The things have almost no value in any sense other than the memories that spring forth when I see them after all these years. They’re like little anchors in time for me; complete rubbish to anyone else. There has to be a least a little bit of sadness attached to that realization.
Other boxes hold letters. Letters from my Grandmom, who passed a few years ago. She wrote me and I was always so bad about writing her back, about letting her know how much she meant. And now I cannot ever tell her. Letters from my sister at a time in her life when she probably needed me more than I knew, and I was too busy to make sure she was okay. Letters from girlfriends. These number in the hundreds. Letters, not girlfriends. And though these relationships are, too, dead, I find myself loathe to throw them away. As if they identify me at that point in my life, as if they offer a view of the time and who I was (or who I was perceived to be) at that time. Of course, there’s sadness, here, too. For the inevitable demise of the relationships, months or years removed from the letters’ authoring.

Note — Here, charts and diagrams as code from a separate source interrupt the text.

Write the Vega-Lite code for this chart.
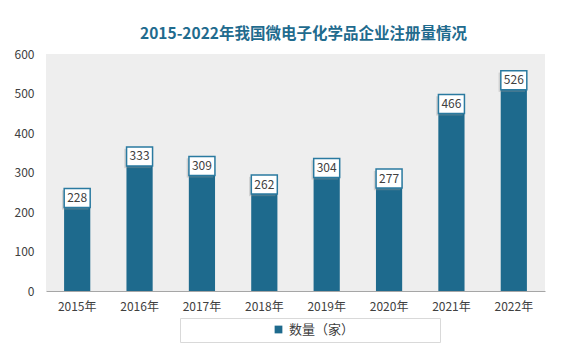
{
  "$schema": "https://vega.github.io/schema/vega-lite/v6.json",
  "width": 499,
  "height": 237,
  "autosize": {"type": "none"},
  "padding": {"left": 46, "top": 54, "right": 40, "bottom": 71},
  "background": "white",
  "config": {
    "font": "Noto Sans CJK SC",
    "view": {"fill": "#eeeeee", "stroke": null}
  },
  "title": {
    "text": "2015-2022年我国微电子化学品企业注册量情况",
    "fontSize": 15.5,
    "fontWeight": "bold",
    "color": "#1f6b8e",
    "font": "Noto Sans CJK SC",
    "offset": 6,
    "dx": 8
  },
  "data": {
    "values": [
      {"year": "2015年", "value": 228, "series": "数量（家）"},
      {"year": "2016年", "value": 333, "series": "数量（家）"},
      {"year": "2017年", "value": 309, "series": "数量（家）"},
      {"year": "2018年", "value": 262, "series": "数量（家）"},
      {"year": "2019年", "value": 304, "series": "数量（家）"},
      {"year": "2020年", "value": 277, "series": "数量（家）"},
      {"year": "2021年", "value": 466, "series": "数量（家）"},
      {"year": "2022年", "value": 526, "series": "数量（家）"}
    ]
  },
  "encoding": {
    "x": {
      "field": "year",
      "type": "nominal",
      "sort": null,
      "scale": {"paddingInner": 0.58, "paddingOuter": 0.29},
      "axis": {
        "title": null,
        "labelAngle": 0,
        "labelFontSize": 12,
        "labelColor": "#404040",
        "labelPadding": 10,
        "ticks": false,
        "domainColor": "#a6a6a6",
        "domainWidth": 1
      }
    },
    "y": {
      "field": "value",
      "type": "quantitative",
      "scale": {"domain": [0, 600]},
      "axis": {
        "title": null,
        "values": [0, 100, 200, 300, 400, 500, 600],
        "labelFontSize": 12,
        "labelColor": "#404040",
        "labelPadding": 12,
        "ticks": false,
        "domain": false,
        "grid": false
      }
    }
  },
  "layer": [
    {
      "mark": {"type": "bar", "color": "#1e6a8d"},
      "encoding": {
        "color": {
          "field": "series",
          "type": "nominal",
          "scale": {"range": ["#1e6a8d"]},
          "legend": {
            "title": null,
            "orient": "none",
            "legendX": 134,
            "legendY": 264,
            "direction": "horizontal",
            "symbolType": "square",
            "symbolSize": 60,
            "symbolOffset": 87,
            "labelFontSize": 13,
            "labelColor": "#404040",
            "labelLimit": 400,
            "labelExpr": "datum.label + '\u2800\u2800\u2800\u2800\u2800\u2800\u2800\u2800'",
            "strokeColor": "#d9d9d9",
            "fillColor": "white",
            "padding": 5
          }
        }
      }
    },
    {
      "mark": {
        "type": "point",
        "shape": "M-1,-0.73L1,-0.73L1,0.73L-1,0.73Z",
        "size": 700,
        "filled": true,
        "fill": "#9a9a9a",
        "opacity": 0.35,
        "strokeWidth": 0,
        "xOffset": -2,
        "yOffset": -1
      }
    },
    {
      "mark": {
        "type": "point",
        "shape": "M-1,-0.73L1,-0.73L1,0.73L-1,0.73Z",
        "size": 676,
        "filled": false,
        "fill": "white",
        "fillOpacity": 1,
        "stroke": "#2a7aa0",
        "strokeWidth": 1.5,
        "opacity": 1,
        "yOffset": -3
      }
    },
    {
      "mark": {
        "type": "text",
        "fontSize": 12,
        "color": "#404040",
        "yOffset": -3,
        "baseline": "middle"
      },
      "encoding": {"text": {"field": "value", "type": "quantitative"}}
    }
  ]
}
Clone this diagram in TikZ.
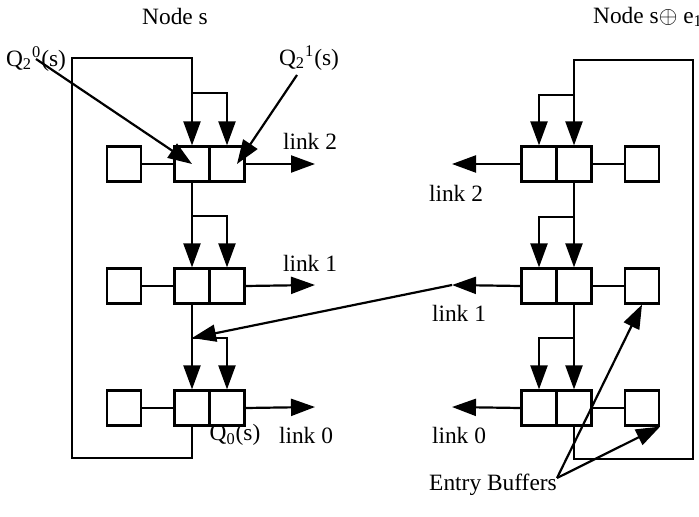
\documentclass[tikz,border=0pt]{standalone}
\usepackage{fontspec}
\setmainfont{Liberation Serif}
\usetikzlibrary{positioning,arrows.meta}

\begin{document}
\begin{tikzpicture}[x=0.5pt, y=-0.5pt, line width=1.1pt,
    cell/.style = {draw, minimum width=17.5pt, minimum height=17.5pt, inner sep=0pt},
    entry/.style = {draw, minimum width=17pt, minimum height=17.5pt, inner sep=0pt},
    lbl/.style = {inner sep=0pt, font=\fontsize{11.7}{13}\selectfont},
    arr/.style = {-{Triangle[length=12pt,width=8.5pt]}},
    node distance=17.5pt]
	\useasboundingbox (0,0) rectangle (699,517);
	% node s
	\node[cell] (a2) at (192,164) {};
	\node[cell] (b2) [right of=a2] {};
	\node[cell] (a1) [below of=a2, node distance=61pt] {};
	\node[cell] (b1) [right of=a1] {};
	\node[cell] (a0) [below of=a1, node distance=61pt] {};
	\node[cell] (b0) [right of=a0] {};
	\node[entry] (e2) [left of=a2, node distance=34pt] {};
	\node[entry] (e1) [left of=a1, node distance=34pt] {};
	\node[entry] (e0) [left of=a0, node distance=34pt] {};
	% node s+e1
	\node[cell] (c2) at (539,164) {};
	\node[cell] (d2) [right of=c2] {};
	\node[cell] (c1) [below of=c2, node distance=61pt] {};
	\node[cell] (d1) [right of=c1] {};
	\node[cell] (c0) [below of=c1, node distance=61pt] {};
	\node[cell] (d0) [right of=c0] {};
	\node[entry] (f2) [right of=d2, node distance=34pt] {};
	\node[entry] (f1) [right of=d1, node distance=34pt] {};
	\node[entry] (f0) [right of=d0, node distance=34pt] {};
	% labels
	\node[lbl] (ts) at (175,17) {Node s};
	\node[lbl, anchor=west] (tse) at (592,17) {Node s$\oplus$ e\textsubscript{1}};
	\node[lbl] (q20) at (36,59) {Q\textsubscript{2}\textsuperscript{0}(s)};
	\node[lbl] (q21) at (309,58) {Q\textsubscript{2}\textsuperscript{1}(s)};
	\node[lbl] (q0) at (235,435) {Q\textsubscript{0}(s)};
	\node[lbl] (ll2) at (310,141) {link 2};
	\node[lbl] (ll1) at (310,263) {link 1};
	\node[lbl] (ll0) at (306,435) {link 0};
	\node[lbl] (rl2) at (456,193) {link 2};
	\node[lbl] (rl1) at (459,313) {link 1};
	\node[lbl] (rl0) at (459,435) {link 0};
	\node[lbl] (eb) at (493,485) {Entry Buffers};
	% free ends
	\coordinate (lt) at (72,58);
	\coordinate (lb) at (72,458);
	\coordinate (j2) at (192,93);
	\coordinate (j1) at (192,216);
	\coordinate (j0) at (192,338);
	\coordinate (rt) at (693,60);
	\coordinate (rb) at (693,459);
	\coordinate (k2) at (574,95);
	\coordinate (k1) at (574,217);
	\coordinate (k0) at (574,338);
	\coordinate (o2) at (315,164);
	\coordinate (o1) at (315,285);
	\coordinate (o0) at (315,407);
	\coordinate (p2) at (452,164);
	\coordinate (p1) at (452,285);
	\coordinate (p0) at (452,407);
	\coordinate (q21s) at (297,75);
	\coordinate (ebs) at (557,478);
	% left side
	\draw[arr] (a0.south) |- (lb) -- (lt) -| (a2.north);
	\draw[arr] (j2) -| (b2.north);
	\draw[arr] (a2.south) -- (a1.north);
	\draw[arr] (j1) -| (b1.north);
	\draw[arr] (a1.south) -- (a0.north);
	\draw[arr] (j0) -| (b0.north);
	\draw[-] (e2) -- (a2);
	\draw[-] (e1) -- (a1);
	\draw[-] (e0) -- (a0);
	\draw[arr] (b2.east) -- (o2);
	\draw[arr] (b1.east) -- (o1);
	\draw[arr] (b0.east) -- (o0);
	% right side
	\draw[arr] (d0.south) |- (rb) -- (rt) -| (d2.north);
	\draw[arr] (k2) -| (c2.north);
	\draw[arr] (d2.south) -- (d1.north);
	\draw[arr] (k1) -| (c1.north);
	\draw[arr] (d1.south) -- (d0.north);
	\draw[arr] (k0) -| (c0.north);
	\draw[-] (f2) -- (d2);
	\draw[-] (f1) -- (d1);
	\draw[-] (f0) -- (d0);
	\draw[arr] (c2.west) -- (p2);
	\draw[arr] (c1.west) -- (p1);
	\draw[arr] (c0.west) -- (p0);
	% link 1 of s+e1 into s
	\draw[arr] (p1) -- (j0);
	% pointers
	\draw[arr] (q20.center) -- (a2.center);
	\draw[arr] (q21s) -- ([xshift=5pt]b2.center);
	\draw[arr] (ebs) -- (f1.south);
	\draw[arr] (ebs) -- (f0.south east);
\end{tikzpicture}
\end{document}
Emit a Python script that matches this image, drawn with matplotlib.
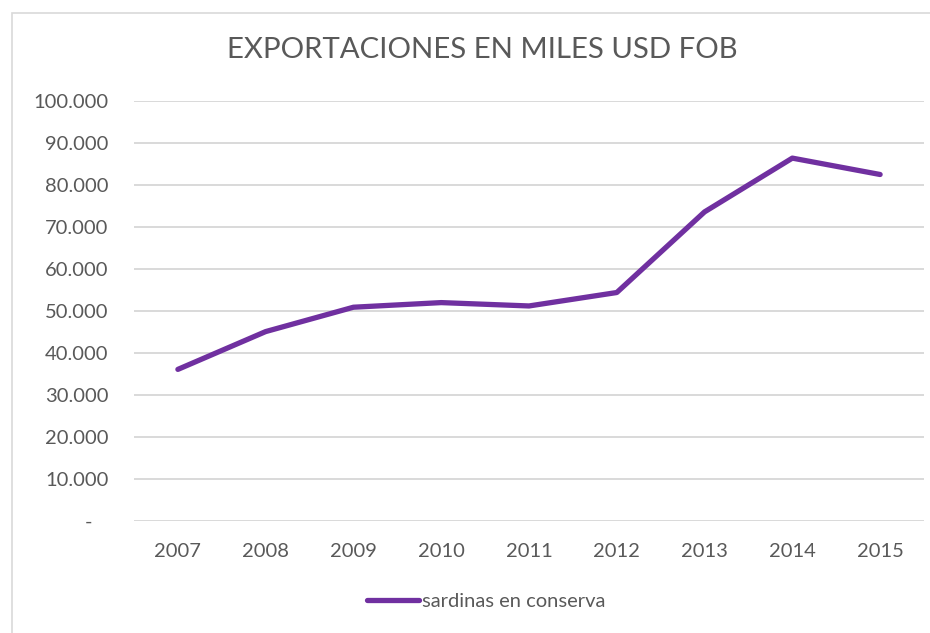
import matplotlib
matplotlib.use("Agg")
import matplotlib.pyplot as plt
from matplotlib.ticker import FuncFormatter, MultipleLocator
from matplotlib.patches import Rectangle

years = ["2007", "2008", "2009", "2010", "2011", "2012", "2013", "2014", "2015"]
sardinas = [36100, 45100, 50900, 52000, 51200, 54400, 73600, 86400, 82500]
series_name = "sardinas en conserva"
title = "EXPORTACIONES EN MILES USD FOB"

plt.rcParams['font.family'] = ['Lato', 'DejaVu Sans']
TXT = "#595959"

fig = plt.figure(figsize=(9.3, 6.33), dpi=100)
ax = fig.add_axes([134/930, 1-521/633, 790/930, 420/633])

x = list(range(len(years)))
ax.plot(x, sardinas, color="#7030a0", linewidth=3.8, solid_capstyle="round",
        solid_joinstyle="round", label=series_name, zorder=3)

ax.set_xlim(-0.5, len(years) - 0.5)
ax.set_ylim(0, 100000)
ax.yaxis.set_major_locator(MultipleLocator(10000))

def fmt(v, pos):
    if abs(v) < 1e-6:
        return "-   "
    return f"{int(round(v)):,}".replace(",", ".")

ax.yaxis.set_major_formatter(FuncFormatter(fmt))
ax.set_xticks(x)
ax.set_xticklabels(years)
ax.grid(axis="y", color="#d9d9d9", linewidth=1.4)
ax.set_axisbelow(True)
for s in ax.spines.values():
    s.set_visible(False)
ax.tick_params(axis="both", length=0, colors=TXT, labelsize=14.5)
ax.tick_params(axis="y", pad=18.5)
ax.tick_params(axis="x", pad=15.5)

fig.text(482/930, 1-50/633, title, ha="center", va="center", fontsize=21.2, color=TXT)

leg = ax.legend(loc="center", bbox_to_anchor=(486/930, 1-601/633), bbox_transform=fig.transFigure,
                frameon=False, fontsize=14.5, handlelength=2.6, handletextpad=0.1)
for t in leg.get_texts():
    t.set_color(TXT)

fig.patches.append(Rectangle((12, -1000), 2000, 633 - 13 + 1000, transform=None, fill=False,
                             edgecolor="#d9d9d9", linewidth=1.2))

fig.savefig("out.png", dpi=100)
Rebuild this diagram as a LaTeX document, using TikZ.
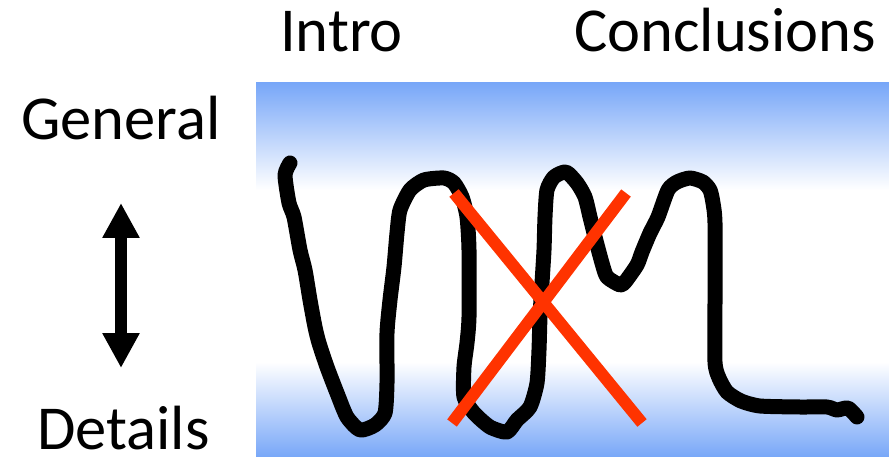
\documentclass[tikz,border=0pt]{standalone}
\usepackage{fontspec}
\setmainfont{Carlito}
\usetikzlibrary{arrows.meta}
\definecolor{bandblue}{RGB}{120,167,248}
\definecolor{crossred}{RGB}{255,51,0}
\tikzstyle{label} = [inner sep=0,anchor=base west,font=\fontsize{62.5}{75}\selectfont]
\tikzstyle{scribble} = [line width=15pt,line cap=round,line join=round]
\tikzstyle{cross} = [line width=12pt,crossred]

\begin{document}
\begin{tikzpicture}[x=1pt,y=-1pt]
      \useasboundingbox (0,0) rectangle (889,457);
      % blue bands above and below, white in between
      \shade[top color=bandblue,bottom color=white] (256,83) rectangle (889,190);
      \shade[top color=white,bottom color=bandblue] (256,362) rectangle (889,457);
      \node[label] (intro) at (280,52) {Intro};
      \node[label] (concl) at (574,52) {Conclusions};
      \node[label] (general) at (21,140) {General};
      \node[label] (details) at (37,449) {Details};
      \coordinate (gtip) at (121,203);
      \coordinate (dtip) at (121,368);
      \draw[line width=12pt,{Triangle[width=35pt,length=35pt]}-{Triangle[width=35pt,length=35pt]}] (gtip) -- (dtip);
      % the hand drawn curve
      \draw[scribble] plot[smooth,tension=0.4] coordinates {
        (290,163) (285,175) (289,203) (294,217) (300,250) (305,270) (310,300)
        (315,327) (319,343) (327,367) (337,393) (347,417) (360,430) (375,425)
        (385,413) (387,383) (387,333) (390,300) (394,267) (397,233) (400,210)
        (410,190) (424,180) (444,178) (454,183) (462,197) (467,217) (469,250)
        (469,317) (467,343) (464,367) (464,397) (474,413) (490,427) (507,432)
        (517,420) (530,407) (537,383) (539,350) (540,317) (542,283) (544,250)
        (545,217) (547,190) (554,177) (566,172) (577,183) (585,197) (590,217)
        (595,237) (602,263) (607,277) (620,285) (625,282) (637,265) (642,252)
        (650,233) (658,217) (668,190) (677,182) (690,178) (703,182) (710,190)
        (713,203) (715,223) (715,300) (715,362) (719,378) (727,392) (741,401)
        (760,406) (800,407) (827,407) (837,410) (848,408) (857,417)};
      % crossed out
      \draw[cross] (454,193) -- (642,423);
      \draw[cross] (452,423) -- (626,193);
    \end{tikzpicture}
\end{document}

Still more boxes. Boxes packed with awards from high school. Certificates. Trophies. Scholarship letters. Varsity letters. These I find heaping upon me like unspoken expectations that were never fulfilled. Was I supposed to be something else? A conquerer of business and fortune? A great scientist, engineer or astronaut? It’s hard to look at some of these things and not wonder if I’ve pissed away years. Decades?
Pictures fall out here and there. Me as a kid. Me in high school. Me with hair. Me and a girl wrapped around each other, stupid in love. In a way they’re sadly beautiful for their doomed oblivion. No thoughts of ‘what’s next?’, only thoughts of now, of being close. I’d like to say that’s foolishness, but then again, maybe it is far wiser.
And I suppose the hard part–digging through these me-mausoleums–is that I’m ever the dreamer. I cannot help but look forward to the next dream. And so, in a very real way, these boxes lurk like so many unfulfilled dreams. They drag at me, bidding me to look back and linger on things that–i know–are gone and done, dead and buried.